Pink Armenia is an NGO based in Yerevan. Pink Armenia is a community-based LGBT that serves and supports the needs of the community, and promotes the LGBT persons’ human rights protection process; it advocates for the change of public policy around LGBT issues. It was started in 2007.
In the past LGBT issues were addressed by the media with mockery and ridicule. Still, references to gays often relates to crime, HIV/AIDS, drug addiction, or commercial sex.
Aravot daily is one of the most popular and also one of the more independent newspapers in Armenia. In one place, it resorts to stereotyping: “As a rule, homosexuals work as hair-dressers, actors, singers, reporters, and models.” In another, it writes: “Apparently, homosexuality is already regarded as normal even in Armenia; so normal, that we have even endorsed a UN statement against discrimination on the basis of sexual orientation.” Resistance here is high.
So Pink Armenia had fought its way into the public eye.
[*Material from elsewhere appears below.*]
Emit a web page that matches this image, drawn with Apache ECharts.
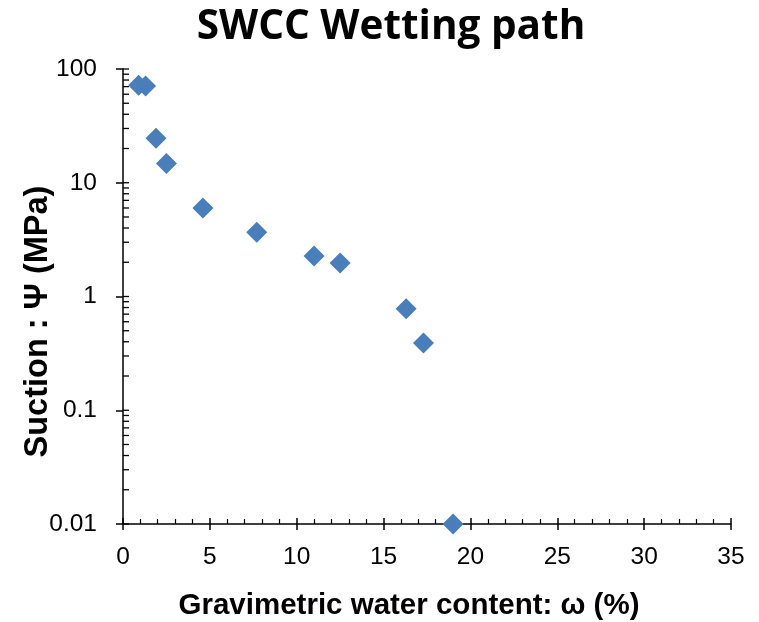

In 10 years since its founding the organization has succeeded in being known for its transparent, open and dedicated work. It has become an internationally recognized and trusted organization. The organization has established a solid partnership with local and international organizations working in the fields of sexual health, human rights protection, fight against discrimination, and gender issues.
Their role is to represent sexual minorities in a fair, accurate, and balanced way to help promote the rights of the community and work to break the vicious circle of homophobia and victimization.
One activist said, “Armenian society needs to see, listen to, and discuss with LGBT citizens. When there is no public debate or contradictory information, the old clichés and prejudices persist and continue dominating public opinion.”
Action is Needed
Laws, by themselves, cannot change the situation, unless there is a proper climate to help progress. LGBT Armenians need changes beyond simple legislative reforms: the process of change is related to many cultural and educational factors, which means more LGBT visibility, both, in terms of activism and public involvement; greater media coverage; public awareness campaigns; and, most certainly, lobbying the political and cultural leaders within Armenia.
Dziunik Aghajanyan, Head of the Department for International Organizations at the Ministry of Foreign Affairs, said in an interview, “We need to advance the human rights protection with an emphasis on respect and tolerance toward another human being, irrespective of political or any other orientation that he or she might have. Society should overcome its own stereotypes, and should try getting over resisting the idea of accepting “European-imposed” human rights. After all, Europe is where Armenia is striving to get one day, isn’t it?”